E-commerce Recommendation System#

Background#

In common e-commerce recommendation systems, it is necessary to accurately count the number of times users browse various tagged advertisements in a specific time period (e.g., the last 7 days) before each recommendation request. These statistics will be fed back to the recommendation system for more in-depth rule analysis and decision-making.

Data Preparation#

We prepare three data tables.

First is the request data table, where users query the features for the current window using ID and request time.

CREATE TABLE recommend_system.request (uid string, event_time timestamp)

Next is the exposure table, which provides user ID and material ID information. To simplify, we remove other irrelevant columns.

CREATE TABLE recommend_system.feeds (uid string, material_id string, event_time timestamp)

Finally, the material table contains basic information about the material, including the material type needed for this scenario. Again, we simplify by removing unrelated fields.

CREATE TABLE recommend_system.material (material_id string, tag string);

Feature Design#

Based on the scenario description, we only need to extract the count of different labels for user ID and materials. We use the following OpenMLDB SQL to perform feature extraction.

SELECT 
  uid, 
  count_cate(material_id, tag) OVER w AS category_count
FROM
  (SELECT uid, CAST (null AS string) AS material_id, CAST (null AS string) AS tag, event_time FROM request) 
WINDOW 
  w AS ( 
    UNION (
      SELECT
         uid, feeds.material_id, material.tag AS tag, event_time
      FROM feeds 
      LAST JOIN material ON feeds.material_id = material.material_id)
  PARTITION BY uid ORDER BY event_time ROWS_RANGE BETWEEN 7d PRECEDING AND CURRENT ROW)

You can refer to below to understand the meaning of the SQL statement:

  1. Join the exposure table with the material table to obtain the attributes needed, such as the material’s label type.

  2. Expand the request table, adding the material_id and tag columns and filling them with null values. This facilitates the subsequent Union operation with the output table from the first step.

  3. Use Window Union to combine the tables from the first and second steps. This results in a complete table, and window and query operations are performed based on this complete table. Note that Window Union is used instead of Join + Window to avoid the possibility of a Left Join producing multiple rows for one data entry, and using Last Join may cause the secondary table to be joined with only one row of data.

  4. Finally, use the count_cate function to count the material labels and obtain the feature.

Implementation Process#

1. Data Import#

First, create the database and tables, and for convenience, add the indexes in advance.
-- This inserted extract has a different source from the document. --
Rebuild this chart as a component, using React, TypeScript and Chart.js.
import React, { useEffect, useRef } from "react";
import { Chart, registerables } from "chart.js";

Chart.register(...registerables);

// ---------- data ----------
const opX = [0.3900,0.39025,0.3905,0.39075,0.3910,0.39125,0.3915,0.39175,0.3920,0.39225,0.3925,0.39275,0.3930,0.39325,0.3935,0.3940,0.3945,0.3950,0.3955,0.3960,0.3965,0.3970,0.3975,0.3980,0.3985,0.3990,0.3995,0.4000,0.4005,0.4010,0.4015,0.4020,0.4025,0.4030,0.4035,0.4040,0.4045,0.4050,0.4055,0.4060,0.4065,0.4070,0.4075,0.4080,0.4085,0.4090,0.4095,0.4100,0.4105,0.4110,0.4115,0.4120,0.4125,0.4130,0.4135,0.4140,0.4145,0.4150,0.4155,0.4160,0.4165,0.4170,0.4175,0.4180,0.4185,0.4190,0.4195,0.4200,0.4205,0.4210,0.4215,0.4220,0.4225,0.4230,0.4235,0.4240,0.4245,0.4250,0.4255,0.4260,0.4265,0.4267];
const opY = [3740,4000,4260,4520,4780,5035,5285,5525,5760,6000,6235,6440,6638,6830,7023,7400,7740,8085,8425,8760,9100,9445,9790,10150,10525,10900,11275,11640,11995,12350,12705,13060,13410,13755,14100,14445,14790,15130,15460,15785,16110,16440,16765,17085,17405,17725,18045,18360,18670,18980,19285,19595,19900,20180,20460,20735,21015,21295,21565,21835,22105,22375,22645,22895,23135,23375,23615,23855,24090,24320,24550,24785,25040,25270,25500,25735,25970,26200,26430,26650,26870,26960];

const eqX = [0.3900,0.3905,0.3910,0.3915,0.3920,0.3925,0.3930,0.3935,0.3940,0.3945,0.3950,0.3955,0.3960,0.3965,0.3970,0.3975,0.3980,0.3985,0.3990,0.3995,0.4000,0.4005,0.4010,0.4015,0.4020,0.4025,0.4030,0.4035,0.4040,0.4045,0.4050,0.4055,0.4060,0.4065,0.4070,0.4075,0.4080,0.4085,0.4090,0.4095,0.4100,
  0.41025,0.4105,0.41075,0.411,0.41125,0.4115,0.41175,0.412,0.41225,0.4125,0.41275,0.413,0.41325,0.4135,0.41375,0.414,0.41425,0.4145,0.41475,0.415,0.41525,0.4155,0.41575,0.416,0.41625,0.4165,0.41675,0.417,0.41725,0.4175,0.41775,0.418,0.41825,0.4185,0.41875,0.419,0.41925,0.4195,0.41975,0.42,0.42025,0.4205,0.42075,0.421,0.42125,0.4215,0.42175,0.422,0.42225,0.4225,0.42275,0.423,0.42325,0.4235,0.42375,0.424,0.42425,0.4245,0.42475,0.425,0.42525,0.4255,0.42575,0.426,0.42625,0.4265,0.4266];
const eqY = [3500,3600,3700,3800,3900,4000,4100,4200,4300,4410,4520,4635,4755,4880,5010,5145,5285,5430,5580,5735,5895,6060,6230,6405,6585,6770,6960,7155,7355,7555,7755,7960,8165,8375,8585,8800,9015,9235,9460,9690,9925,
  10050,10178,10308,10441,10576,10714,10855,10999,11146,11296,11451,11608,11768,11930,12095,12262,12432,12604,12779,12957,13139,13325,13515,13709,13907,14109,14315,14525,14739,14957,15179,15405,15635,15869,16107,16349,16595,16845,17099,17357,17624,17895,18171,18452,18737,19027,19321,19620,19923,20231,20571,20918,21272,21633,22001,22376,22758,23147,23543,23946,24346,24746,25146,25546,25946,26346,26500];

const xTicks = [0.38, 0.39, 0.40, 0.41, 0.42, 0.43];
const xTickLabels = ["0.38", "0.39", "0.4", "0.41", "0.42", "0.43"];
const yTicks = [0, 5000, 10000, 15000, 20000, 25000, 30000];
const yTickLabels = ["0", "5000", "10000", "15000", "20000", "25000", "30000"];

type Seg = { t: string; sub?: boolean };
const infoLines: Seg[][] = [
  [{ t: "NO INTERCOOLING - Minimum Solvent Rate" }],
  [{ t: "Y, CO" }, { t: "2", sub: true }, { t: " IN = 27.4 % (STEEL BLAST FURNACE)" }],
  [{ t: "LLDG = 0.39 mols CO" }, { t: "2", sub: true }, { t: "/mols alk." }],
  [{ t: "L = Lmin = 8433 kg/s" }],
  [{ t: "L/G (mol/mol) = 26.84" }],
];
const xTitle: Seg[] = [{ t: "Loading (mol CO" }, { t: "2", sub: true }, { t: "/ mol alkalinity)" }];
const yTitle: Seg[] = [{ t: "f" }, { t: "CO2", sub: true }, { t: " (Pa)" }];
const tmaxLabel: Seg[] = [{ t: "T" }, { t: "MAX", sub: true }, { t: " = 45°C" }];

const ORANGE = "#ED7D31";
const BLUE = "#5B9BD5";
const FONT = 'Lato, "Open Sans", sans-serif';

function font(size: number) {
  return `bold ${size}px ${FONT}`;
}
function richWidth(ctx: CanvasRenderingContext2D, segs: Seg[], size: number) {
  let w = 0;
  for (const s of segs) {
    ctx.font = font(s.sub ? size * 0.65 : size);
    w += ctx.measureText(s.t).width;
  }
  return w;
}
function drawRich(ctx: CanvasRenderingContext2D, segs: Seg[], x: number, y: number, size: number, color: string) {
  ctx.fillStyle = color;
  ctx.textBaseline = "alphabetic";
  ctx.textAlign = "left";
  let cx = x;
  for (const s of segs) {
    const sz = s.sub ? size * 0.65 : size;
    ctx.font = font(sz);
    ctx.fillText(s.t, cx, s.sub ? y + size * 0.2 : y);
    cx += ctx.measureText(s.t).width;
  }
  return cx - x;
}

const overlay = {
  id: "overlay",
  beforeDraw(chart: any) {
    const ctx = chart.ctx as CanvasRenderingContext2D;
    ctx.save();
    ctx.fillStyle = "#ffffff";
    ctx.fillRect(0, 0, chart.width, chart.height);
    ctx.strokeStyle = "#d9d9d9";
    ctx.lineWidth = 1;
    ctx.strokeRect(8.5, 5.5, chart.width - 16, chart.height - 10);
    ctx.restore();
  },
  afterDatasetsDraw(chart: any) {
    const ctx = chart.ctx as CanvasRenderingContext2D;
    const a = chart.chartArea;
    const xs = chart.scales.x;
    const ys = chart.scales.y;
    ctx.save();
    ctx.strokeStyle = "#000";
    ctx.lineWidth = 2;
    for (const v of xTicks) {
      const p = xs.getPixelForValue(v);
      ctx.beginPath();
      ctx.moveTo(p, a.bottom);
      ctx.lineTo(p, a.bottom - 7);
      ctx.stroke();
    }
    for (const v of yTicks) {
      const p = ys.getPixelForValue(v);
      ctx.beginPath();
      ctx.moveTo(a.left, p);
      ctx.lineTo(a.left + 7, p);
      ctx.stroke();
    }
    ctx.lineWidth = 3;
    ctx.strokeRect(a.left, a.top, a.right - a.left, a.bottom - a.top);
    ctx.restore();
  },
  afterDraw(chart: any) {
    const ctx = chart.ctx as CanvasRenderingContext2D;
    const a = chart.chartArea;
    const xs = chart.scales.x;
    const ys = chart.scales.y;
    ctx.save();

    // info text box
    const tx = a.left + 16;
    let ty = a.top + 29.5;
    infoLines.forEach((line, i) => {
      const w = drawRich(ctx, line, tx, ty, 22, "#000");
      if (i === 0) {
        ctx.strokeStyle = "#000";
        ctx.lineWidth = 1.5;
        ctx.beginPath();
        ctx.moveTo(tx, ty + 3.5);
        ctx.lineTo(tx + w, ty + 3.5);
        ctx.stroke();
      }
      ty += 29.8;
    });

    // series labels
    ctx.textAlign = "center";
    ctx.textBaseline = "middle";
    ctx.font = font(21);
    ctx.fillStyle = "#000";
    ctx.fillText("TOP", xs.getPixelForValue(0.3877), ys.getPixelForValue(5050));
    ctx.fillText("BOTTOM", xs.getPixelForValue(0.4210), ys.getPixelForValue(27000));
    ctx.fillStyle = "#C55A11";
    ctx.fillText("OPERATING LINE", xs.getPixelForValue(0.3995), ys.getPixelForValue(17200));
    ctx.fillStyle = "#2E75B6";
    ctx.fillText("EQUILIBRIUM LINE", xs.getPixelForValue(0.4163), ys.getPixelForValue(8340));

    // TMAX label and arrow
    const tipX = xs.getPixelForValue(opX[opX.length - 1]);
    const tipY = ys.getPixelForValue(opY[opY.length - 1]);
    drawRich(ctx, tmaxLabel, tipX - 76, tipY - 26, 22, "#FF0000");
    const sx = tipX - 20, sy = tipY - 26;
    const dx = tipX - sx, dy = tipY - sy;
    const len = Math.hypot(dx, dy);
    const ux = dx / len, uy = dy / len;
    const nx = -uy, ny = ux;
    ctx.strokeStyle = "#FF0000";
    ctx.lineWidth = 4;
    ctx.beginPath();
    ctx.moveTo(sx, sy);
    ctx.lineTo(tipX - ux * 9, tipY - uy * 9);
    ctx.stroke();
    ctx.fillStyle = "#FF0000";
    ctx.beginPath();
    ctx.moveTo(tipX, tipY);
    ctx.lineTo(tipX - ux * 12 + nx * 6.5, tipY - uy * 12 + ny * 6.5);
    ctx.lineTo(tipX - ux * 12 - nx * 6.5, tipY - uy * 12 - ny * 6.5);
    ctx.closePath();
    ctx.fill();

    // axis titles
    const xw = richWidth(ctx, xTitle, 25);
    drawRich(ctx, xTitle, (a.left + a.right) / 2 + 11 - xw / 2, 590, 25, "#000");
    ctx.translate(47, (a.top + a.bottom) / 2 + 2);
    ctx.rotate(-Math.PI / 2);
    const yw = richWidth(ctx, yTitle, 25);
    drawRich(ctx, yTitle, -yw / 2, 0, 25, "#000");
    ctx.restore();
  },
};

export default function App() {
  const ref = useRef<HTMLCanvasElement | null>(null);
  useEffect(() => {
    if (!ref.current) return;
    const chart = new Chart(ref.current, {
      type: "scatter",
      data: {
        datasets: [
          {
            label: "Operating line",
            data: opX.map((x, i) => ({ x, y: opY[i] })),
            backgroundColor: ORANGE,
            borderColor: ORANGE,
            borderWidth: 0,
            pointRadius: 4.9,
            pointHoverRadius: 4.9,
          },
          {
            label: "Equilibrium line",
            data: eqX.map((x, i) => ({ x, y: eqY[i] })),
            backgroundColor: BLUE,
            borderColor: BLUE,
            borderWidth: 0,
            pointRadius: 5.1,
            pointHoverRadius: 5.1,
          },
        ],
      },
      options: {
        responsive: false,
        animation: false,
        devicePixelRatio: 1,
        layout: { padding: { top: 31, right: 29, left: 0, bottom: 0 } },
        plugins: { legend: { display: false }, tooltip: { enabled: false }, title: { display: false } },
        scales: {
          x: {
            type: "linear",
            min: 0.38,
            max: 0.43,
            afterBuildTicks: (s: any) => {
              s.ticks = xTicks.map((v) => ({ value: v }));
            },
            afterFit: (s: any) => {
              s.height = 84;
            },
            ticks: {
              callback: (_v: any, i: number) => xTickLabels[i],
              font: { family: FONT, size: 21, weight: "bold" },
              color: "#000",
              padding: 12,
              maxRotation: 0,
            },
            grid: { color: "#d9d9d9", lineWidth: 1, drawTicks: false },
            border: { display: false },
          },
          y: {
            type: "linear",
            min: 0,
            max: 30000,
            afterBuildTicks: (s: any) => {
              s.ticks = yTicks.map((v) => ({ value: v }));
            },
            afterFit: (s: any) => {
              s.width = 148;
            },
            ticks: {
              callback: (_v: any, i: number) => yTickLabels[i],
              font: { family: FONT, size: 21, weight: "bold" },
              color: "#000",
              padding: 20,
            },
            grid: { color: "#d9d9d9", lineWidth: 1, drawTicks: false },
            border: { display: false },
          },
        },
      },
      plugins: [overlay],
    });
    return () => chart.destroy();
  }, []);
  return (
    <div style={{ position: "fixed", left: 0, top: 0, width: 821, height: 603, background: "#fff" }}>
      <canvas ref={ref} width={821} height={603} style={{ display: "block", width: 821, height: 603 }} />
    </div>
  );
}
CREATE DATABASE recommend_system;

CREATE TABLE recommend_system.request (uid string, event_time timestamp, INDEX(key=uid, TS=event_time));

CREATE TABLE recommend_system.feeds (uid string, material_id string, event_time timestamp, INDEX(key=uid, TS=event_time));

CREATE TABLE recommend_system.material (material_id string, tag string);

Since actual data needs to be desensitized, users can import test data according to their actual situation. This article only demonstrates the feature deployment process

2. Feature Definition#

Define features using the SQL statement introduced earlier.

SELECT 
  uid, 
  count_cate(material_id, tag) OVER w AS category_count
FROM
  (SELECT uid, CAST (null AS string) AS material_id, CAST (null AS string) AS tag, event_time FROM request) 
WINDOW 
  w AS ( 
    UNION (
      SELECT
         uid, feeds.material_id, material.tag AS tag, event_time
      FROM feeds 
      LAST JOIN material ON feeds.material_id = material.material_id)
  PARTITION BY uid ORDER BY event_time ROWS_RANGE BETWEEN 7d PRECEDING AND CURRENT ROW)

在前端页面创建特征,并自动分析出需要创建的两个特征。

Create features through the frontend interface, use “Analyze SQL” to automatically analyze that two features need to be created.

After successfully creating the features, you can view the details through feature view details.

3. Feature Deployment#

On the “Online Scenario” page, select the features to be deployed and confirm the creation.

After successfully deploying the feature service, you can test it by inputting request data.

Summary#

For recommendation systems, feature engineering is a crucial step. FeatInsight provides a simple and fast feature management and deployment process, helping users quickly deploy features to enhance the effectiveness of recommendation systems. Even more complex features can be described and deployed using SQL.